Planning regulations for controversial ‘PD rights and use Class E’, survive judicial review challenge
The High Court held that the Regulations did not set a framework for future development consents.
A judicial review claim challenging the validity of controversial planning regulations (“Regulations”) has been dismissed by the High Court. The Regulations introduced significant changes to permitted development rights and the Use Classes Order as detailed below.
Significantly, the court held that the Regulations did not set a framework for future development consents and so did not require a strategic environmental assessment. The claimant has indicated an intention to seek permission to appeal to the Court of Appeal on this ground and so this matter has not gone away entirely.
Regulation 1 (The Town and Country Planning (General Permitted Development) (England) (Amendment) (No. 2) Order 2020) and Regulation 2 (The Town and Country Planning (General Permitted Development) (England) (Amendment) (No. 3) Order 2020), which came into force in England on 31 August 2020, amended the Town and Country Planning (General Permitted Development) (England) Order 2015 (‘GPDO’) to permit:
- the construction of one or two additional storeys above a single dwelling house or above a detached or terraced building used for commercial purposes; and
- demolition of a block of flats or certain commercial buildings and rebuilding for residential use.
Regulation 3 (The Town and Country Planning (Use Classes) (Amendment) (England) Regulations 2020) came into effect on 1 September 2020 and significantly altered the planning use classes (as set out in the Town and Country Planning (Use Classes) Order 1987 (‘UCO’)) by:
- introducing 3 new use classes (Class E, Class F.1 and Class F.2); and
- changing the class of a number of uses, such as cinemas and pubs.

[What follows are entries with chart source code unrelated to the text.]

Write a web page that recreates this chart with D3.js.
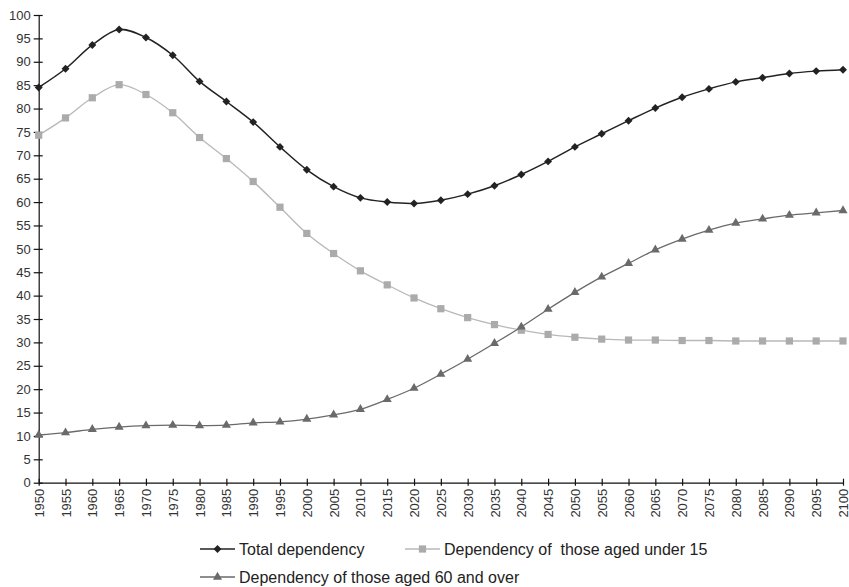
<!DOCTYPE html>
<html>
<head>
<meta charset="utf-8">
<script src="https://cdn.jsdelivr.net/npm/d3@7"></script>
<style>
  html, body { margin: 0; padding: 0; background: #fff; }
  svg { display: block; font-family: "Liberation Sans", Arial, sans-serif; }
</style>
</head>
<body>
<svg id="chart" width="849" height="587"></svg>
<script>
const years = [1950,1955,1960,1965,1970,1975,1980,1985,1990,1995,2000,2005,2010,2015,2020,2025,2030,2035,2040,2045,2050,2055,2060,2065,2070,2075,2080,2085,2090,2095,2100];
const totalDependency = [84.5,88.5,93.6,96.9,95.2,91.4,85.8,81.5,77.1,71.8,66.9,63.3,60.9,60.0,59.7,60.4,61.7,63.5,65.9,68.7,71.8,74.6,77.4,80.1,82.4,84.2,85.7,86.6,87.5,88.0,88.3];
const under15Dependency = [74.3,78.0,82.3,85.1,83.0,79.1,73.8,69.3,64.4,58.9,53.3,49.0,45.3,42.3,39.5,37.2,35.3,33.8,32.6,31.7,31.1,30.7,30.5,30.5,30.4,30.4,30.3,30.3,30.3,30.3,30.3];
const over60Dependency = [10.2,10.7,11.4,11.9,12.2,12.3,12.2,12.3,12.8,13.0,13.6,14.5,15.7,17.8,20.2,23.2,26.4,29.8,33.3,37.1,40.7,44.0,46.9,49.8,52.1,54.0,55.5,56.4,57.2,57.7,58.2];
const yTicks = [0,5,10,15,20,25,30,35,40,45,50,55,60,65,70,75,80,85,90,95,100];
const seriesNames = ["Total dependency", "Dependency of  those aged under 15", "Dependency of those aged 60 and over"];

const series = [
  {name: seriesNames[0], values: totalDependency, line: "#222222", fill: "#222222", width: 1.5, symbol: d3.symbolDiamond2, size: 40},
  {name: seriesNames[1], values: under15Dependency, line: "#b8b8b8", fill: "#ababab", width: 1.3, symbol: d3.symbolSquare, size: 52},
  {name: seriesNames[2], values: over60Dependency, line: "#6a6a6a", fill: "#6a6a6a", width: 1.3, symbol: d3.symbolTriangle, size: 36}
];

const svg = d3.select("#chart");
const x = d3.scaleLinear().domain([1950, 2100]).range([38.7, 843]);
const y = d3.scaleLinear().domain([0, 100]).range([482.7, 15]);

// Y axis
const yAxis = svg.append("g")
  .attr("transform", `translate(${x(1950)},0)`)
  .call(d3.axisLeft(y).tickValues(yTicks).tickSize(5).tickPadding(3).tickSizeOuter(0));
yAxis.selectAll(".tick line").attr("x2", -5).attr("x1", 4);
yAxis.selectAll("text").attr("font-size", 13).attr("fill", "#333").attr("font-family", "Liberation Sans, Arial, sans-serif");
yAxis.selectAll("path, line").attr("stroke", "#111").attr("stroke-width", 1.2);

// X axis
const xAxis = svg.append("g")
  .attr("transform", `translate(0,${y(0)})`)
  .call(d3.axisBottom(x).tickValues(years).tickFormat(d3.format("d")).tickSize(3).tickSizeOuter(0));
xAxis.selectAll(".tick line").attr("y1", -4).attr("y2", 3);
xAxis.selectAll("path, line").attr("stroke", "#111").attr("stroke-width", 1.2);
xAxis.selectAll("text")
  .attr("font-size", 13).attr("fill", "#333").attr("font-family", "Liberation Sans, Arial, sans-serif")
  .attr("transform", "rotate(-90)")
  .attr("text-anchor", "end")
  .attr("x", -6).attr("y", 0).attr("dy", "0.35em");

// Lines and markers
const line = d3.line()
  .x((d, i) => x(years[i]))
  .y(d => y(d))
  .curve(d3.curveCatmullRom.alpha(0.5));

series.forEach(s => {
  svg.append("path")
    .datum(s.values)
    .attr("fill", "none")
    .attr("stroke", s.line)
    .attr("stroke-width", s.width)
    .attr("d", line);
  svg.append("g").selectAll("path")
    .data(s.values)
    .join("path")
    .attr("transform", (d, i) => `translate(${x(years[i])},${y(d)})`)
    .attr("d", d3.symbol().type(s.symbol).size(s.size))
    .attr("fill", s.fill);
});

// Legend
const legendPos = [
  {lx: 200, ly: 549},
  {lx: 405, ly: 549},
  {lx: 200, ly: 577}
];
series.forEach((s, i) => {
  const p = legendPos[i];
  const g = svg.append("g").attr("transform", `translate(${p.lx},${p.ly})`);
  g.append("line").attr("x1", 0).attr("x2", 35).attr("y1", 0).attr("y2", 0)
    .attr("stroke", s.line).attr("stroke-width", s.width);
  g.append("path").attr("transform", "translate(17.5,0)")
    .attr("d", d3.symbol().type(s.symbol).size(s.size)).attr("fill", s.fill);
  g.append("text").attr("x", 39).attr("y", 0).attr("dy", "0.35em")
    .attr("font-size", 16).attr("fill", "#222")
    .style("white-space", "pre")
    .text(s.name);
});
</script>
</body>
</html>
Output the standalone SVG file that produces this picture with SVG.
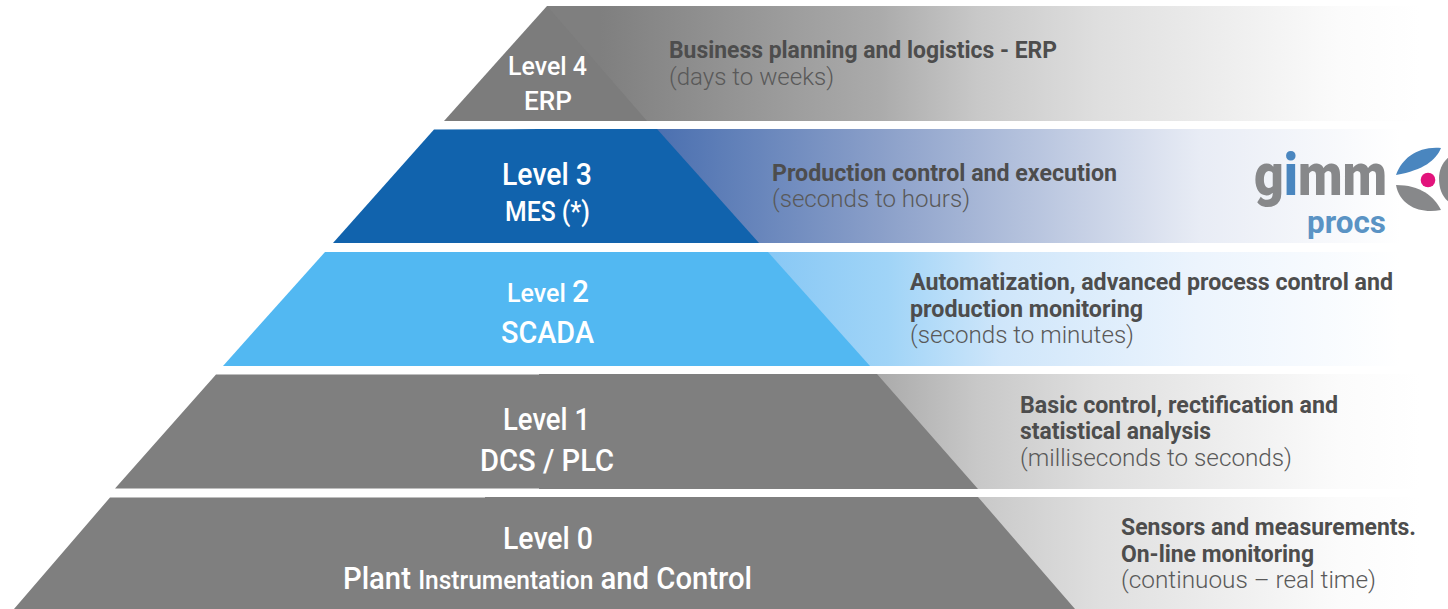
<svg xmlns="http://www.w3.org/2000/svg" width="1448" height="609" viewBox="0 0 1448 609">
<style>
text{font-family:Roboto,"Liberation Sans",sans-serif}
.l{fill:#fff;font-weight:500;text-anchor:middle}
.h{fill:#4d4d4d;font-weight:700;font-size:24px}
.s{fill:#595959;font-weight:300;font-size:24px}
</style>
<defs>
<linearGradient id="gGray" gradientUnits="userSpaceOnUse" x1="600" y1="0" x2="1420" y2="0"><stop offset="0" stop-color="#7f7f7f"/><stop offset=".342" stop-color="#ababab"/><stop offset=".46" stop-color="#c8c8c8"/><stop offset=".61" stop-color="#dfdfdf"/><stop offset=".9" stop-color="#fbfbfb"/><stop offset="1" stop-color="#fff"/></linearGradient>
<linearGradient id="gBlue" gradientUnits="userSpaceOnUse" x1="657" y1="0" x2="1400" y2="0"><stop offset="0" stop-color="#4b70b0"/><stop offset=".3" stop-color="#8a9fc9"/><stop offset=".73" stop-color="#e8ecf5"/><stop offset="1" stop-color="#fff"/></linearGradient>
<linearGradient id="gSky" gradientUnits="userSpaceOnUse" x1="768" y1="0" x2="1400" y2="0"><stop offset="0" stop-color="#88c8f5"/><stop offset=".19" stop-color="#a0d4f7"/><stop offset=".37" stop-color="#cfe6fa"/><stop offset=".68" stop-color="#ecf4fd"/><stop offset="1" stop-color="#fff"/></linearGradient>
</defs>
<rect width="1448" height="609" fill="#fff"/>
<g id="level4">
<rect x="547" y="6" width="901" height="115" fill="url(#gGray)"/>
<polygon points="547,6 444,121 647,121" fill="#7c7c7c"/>
<text class="l" x="547.500" y="75" font-size="26" textLength="79" lengthAdjust="spacingAndGlyphs">Level 4</text>
<text class="l" x="548" y="110" font-size="26" textLength="48" lengthAdjust="spacingAndGlyphs">ERP</text>
<text class="h" x="669" y="58" textLength="388" lengthAdjust="spacingAndGlyphs">Business planning and logistics - ERP</text>
<text class="s" x="669" y="85" textLength="165" lengthAdjust="spacingAndGlyphs">(days to weeks)</text>
</g>
<g id="level3">
<rect x="539" y="129" width="909" height="114" fill="url(#gBlue)"/>
<polygon points="434,129.500 539,129 657,129 759,243 333,243" fill="#1163ad"/>
<text class="l" x="547" y="185" font-size="31" textLength="90" lengthAdjust="spacingAndGlyphs">Level 3</text>
<text class="l" x="547.500" y="221" font-size="27" textLength="85" lengthAdjust="spacingAndGlyphs">MES (*)</text>
<text class="h" x="772" y="181" textLength="345" lengthAdjust="spacingAndGlyphs">Production control and execution</text>
<text class="s" x="772" y="207" textLength="198" lengthAdjust="spacingAndGlyphs">(seconds to hours)</text>
</g>
<g id="logo">
<text x="1254" y="195" font-size="60" font-weight="900" fill="#87888a" textLength="133" lengthAdjust="spacingAndGlyphs">g<tspan fill="#4a86bf">i</tspan>mm</text>
<text x="1307" y="233" font-size="32" font-weight="700" fill="#5a93c4" textLength="79" lengthAdjust="spacingAndGlyphs">procs</text>
<path d="M1396 175C1402 158 1418 146 1441 148C1436 160 1424 170 1396 175Z" fill="#4a86bf"/>
<path d="M1396 185C1420 185 1434 196 1441 210C1420 214 1400 206 1396 185Z" fill="#87888a"/>
<path d="M1452 155C1443 160 1439 170 1439 178C1439 190 1443 199 1452 204Z" fill="#87888a"/>
<circle cx="1428" cy="180" r="7.300" fill="#e2147c"/>
</g>
<g id="level2">
<rect x="539" y="252" width="909" height="114" fill="url(#gSky)"/>
<polygon points="325,252 768,252 870,366 223,366" fill="#52b8f2"/>
<text class="l" x="548" y="302" font-size="26" textLength="82" lengthAdjust="spacingAndGlyphs">Level <tspan font-size="31">2</tspan></text>
<text class="l" x="547.500" y="343" font-size="31" textLength="93" lengthAdjust="spacingAndGlyphs">SCADA</text>
<text class="h" x="910" y="290" textLength="483" lengthAdjust="spacingAndGlyphs">Automatization, advanced process control and</text>
<text class="h" x="910" y="317" textLength="233" lengthAdjust="spacingAndGlyphs">production monitoring</text>
<text class="s" x="910" y="343" textLength="224" lengthAdjust="spacingAndGlyphs">(seconds to minutes)</text>
</g>
<g id="level1">
<rect x="539" y="374" width="909" height="115" fill="url(#gGray)"/>
<polygon points="216,374.500 539,374.500 539,374 877,374 978,489 539,489 539,488.500 115,488.500" fill="#7f7f7f"/>
<text class="l" x="546.500" y="430" font-size="31" textLength="87" lengthAdjust="spacingAndGlyphs">Level 1</text>
<text class="l" x="547" y="471" font-size="31" textLength="134" lengthAdjust="spacingAndGlyphs">DCS / PLC</text>
<text class="h" x="1020" y="413" textLength="318" lengthAdjust="spacingAndGlyphs">Basic control, rectification and</text>
<text class="h" x="1020" y="439" textLength="191" lengthAdjust="spacingAndGlyphs">statistical analysis</text>
<text class="s" x="1020" y="466" textLength="272" lengthAdjust="spacingAndGlyphs">(milliseconds to seconds)</text>
</g>
<g id="level0">
<rect x="485" y="497" width="963" height="112" fill="url(#gGray)"/>
<polygon points="110,497.500 485,497.500 485,497 978,497 1075,609 14,609" fill="#7f7f7f"/>
<text class="l" x="548" y="549" font-size="31" textLength="90" lengthAdjust="spacingAndGlyphs">Level 0</text>
<text class="l" x="547.500" y="589" font-size="31" textLength="409" lengthAdjust="spacingAndGlyphs">Plant <tspan font-size="26">Instrumentation</tspan> and Control</text>
<text class="h" x="1121" y="535" textLength="295" lengthAdjust="spacingAndGlyphs">Sensors and measurements.</text>
<text class="h" x="1121" y="562" textLength="193" lengthAdjust="spacingAndGlyphs">On-line monitoring</text>
<text class="s" x="1121" y="588" textLength="255" lengthAdjust="spacingAndGlyphs">(continuous – real time)</text>
</g>
</svg>
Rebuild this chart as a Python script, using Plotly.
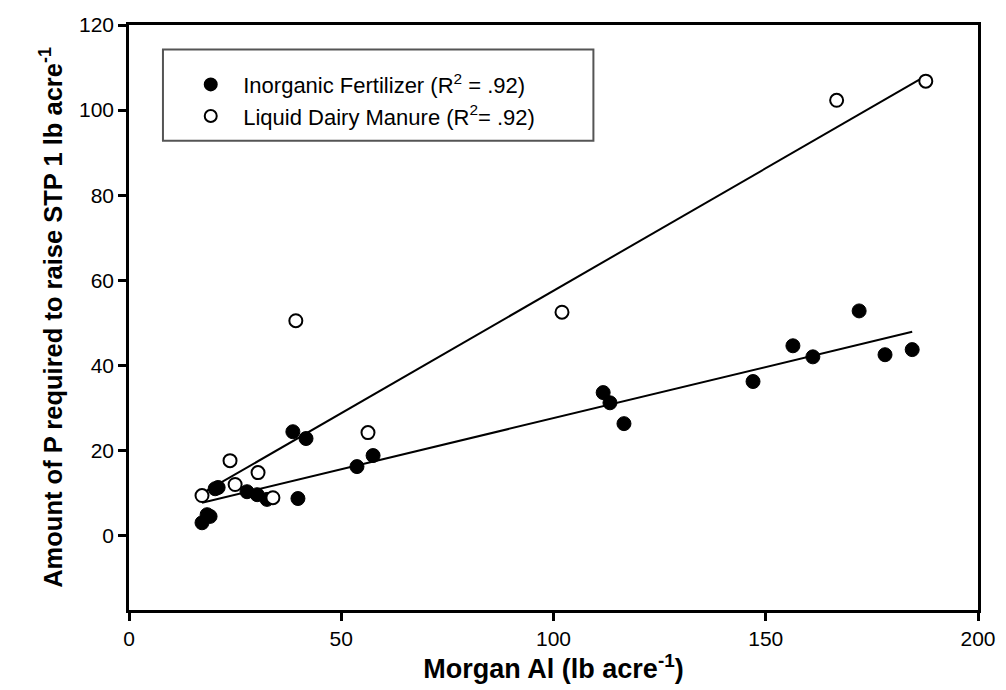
import plotly.graph_objects as go

# Inorganic Fertilizer (filled circles)
inorg_x = [17.2, 18.4, 19.1, 20.3, 21.0, 27.8, 30.2, 32.5, 38.6, 39.8, 41.7, 53.7, 57.5,
           111.7, 113.3, 116.6, 147.0, 156.4, 161.1, 172.0, 178.1, 184.5]
inorg_y = [3.0, 4.9, 4.5, 11.0, 11.3, 10.3, 9.6, 8.5, 24.4, 8.7, 22.8, 16.2, 18.8,
           33.6, 31.2, 26.3, 36.2, 44.6, 42.0, 52.8, 42.5, 43.7]

# Liquid Dairy Manure (open circles)
manure_x = [17.2, 23.8, 25.0, 30.4, 33.9, 39.3, 56.3, 102.0, 166.7, 187.7]
manure_y = [9.4, 17.6, 12.0, 14.8, 8.9, 50.5, 24.2, 52.5, 102.3, 106.8]

# Regression line endpoints
inorg_fit_x = [17.2, 184.5]
inorg_fit_y = [7.7, 47.9]
manure_fit_x = [16.7, 186.8]
manure_fit_y = [9.6, 107.5]

x_ticks = [0, 50, 100, 150, 200]
y_ticks = [0, 20, 40, 60, 80, 100, 120]

font_family = "Liberation Sans, Arial, sans-serif"
tick_family = "Liberation Sans Narrow, Arial Narrow, Liberation Sans, sans-serif"

fig = go.Figure()
fig.add_trace(go.Scatter(x=inorg_fit_x, y=inorg_fit_y, mode="lines",
                         line=dict(color="black", width=2), showlegend=False, hoverinfo="skip"))
fig.add_trace(go.Scatter(x=manure_fit_x, y=manure_fit_y, mode="lines",
                         line=dict(color="black", width=2), showlegend=False, hoverinfo="skip"))
fig.add_trace(go.Scatter(x=inorg_x, y=inorg_y, mode="markers",
                         name="Inorganic Fertilizer (R<sup>2</sup> = .92)",
                         marker=dict(symbol="circle", size=14, color="black",
                                     line=dict(color="black", width=1))))
fig.add_trace(go.Scatter(x=manure_x, y=manure_y, mode="markers",
                         name="Liquid Dairy Manure (R<sup>2</sup>= .92)",
                         marker=dict(symbol="circle", size=13, color="white",
                                     line=dict(color="black", width=2))))

axis_common = dict(showline=True, linecolor="black", linewidth=2.5, mirror=True,
                   ticks="outside", ticklen=8, tickwidth=2.5, tickcolor="black",
                   showgrid=False, zeroline=False, automargin=False,
                   tickfont=dict(family=tick_family, size=21, color="black"))

# legend frame (plot-area fraction coordinates)
fig.add_shape(type="rect", xref="paper", yref="paper",
              x0=0.040, x1=0.547, y0=0.802, y1=0.958,
              line=dict(color="#555", width=2), fillcolor="white", layer="below")

fig.update_layout(
    width=1006, height=690,
    margin=dict(l=129, r=28, t=25, b=80, autoexpand=False),
    plot_bgcolor="white", paper_bgcolor="white",
    font=dict(family=font_family, color="black"),
    xaxis=dict(range=[0, 200], tickvals=x_ticks,
               title=dict(text="<b>Morgan Al (lb acre<sup>-1</sup>)</b>",
                          font=dict(size=27, family=font_family), standoff=6),
               **axis_common),
    yaxis=dict(range=[-17.5, 120], tickvals=y_ticks,
               title=dict(text="<b>Amount of P required to raise STP 1 lb acre<sup>-1</sup></b>",
                          font=dict(size=25.5, family=font_family), standoff=10),
               **axis_common),
    legend=dict(x=0.058, y=0.934, xanchor="left", yanchor="top",
                borderwidth=0, bgcolor="rgba(0,0,0,0)",
                font=dict(size=22, family=font_family), itemsizing="constant",
                itemwidth=55, tracegroupgap=0),
)

fig.write_html("out.html", config={"displayModeBar": False},
               post_script="document.body.style.margin='0';document.body.style.overflow='hidden';")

Use Class E has been particularly controversial due to the breadth of changes of use of land now permitted within that use class pursuant to the Regulations.
The judgment of the High Court
The Divisional Court handed down judgment on 17 November 2020 further to the hearing which took place between 8 and 15 October 2020. Had the challenge been successful, the Regulations would have been quashed, with potentially far-reaching consequences for the property industry.
We understand that the claimant intends to seek permission to appeal the decision on ground 1 in respect of each of the three Regulations, alleging a failure to carry out a strategic environmental assessment pursuant to Directive 2001/42/EC and the Environmental Assessment of Plans and Programmes Regulations 2004).
The court held, at paragraph 108 of the judgment, that the Regulations do not ‘constitute a plan or programme setting the framework for future development consents within the meaning of article 3(4) of the Directive’ and ‘for that reason, there was no requirement for them to be subject to an environmental assessment’. However, the court accepted that this ground was ‘arguable’ and granted the claimant permission to apply for judicial review on this ground.
Whilst all grounds raised in the claim were dismissed by the court, the court granted permission to apply for judicial review on ground 3(d) (alleging a failure to undertake a further consultation exercise in relation to Regulation 2).
Grounds 2 (alleging a failure to comply with the public sector equality duty contained in section 149 of the Equality Act 2010) and the remaining issues at ground 3 (alleging a failure to comply with requirements for lawful consultation, take into account advice from the Government’s own experts before making Regulation 1 and Regulation 2, and act consistently) were described as ‘unarguable’ and accordingly permission to apply for judicial review on these grounds was refused.
The dismissal of the claim will be welcome news to large parts of the property industry due to the uncertainty the claim has created for transactions and developments reliant on the Regulations.
In particular, landlords and tenants who have relied on the wider use class E to change use of premises, and those who have undertaken works pursuant to new PD rights will be particularly relieved.
The Regulations have faced criticism from many, including local planning authorities and objector groups, due to the breadth of development permitted without the need for full planning permission. As it appears the Regulations are here to stay, we would expect many local authorities to take what steps they can to minimise planning harm arising. This is likely to include the imposition of restrictive conditions relating to use in respect of planning applications which seek planning permission for a use falling within Use Class E.
The uncertainty created by the claim hasn’t entirely gone away though, due to the indication that the claimant will be seeking permission to appeal to the Court of Appeal.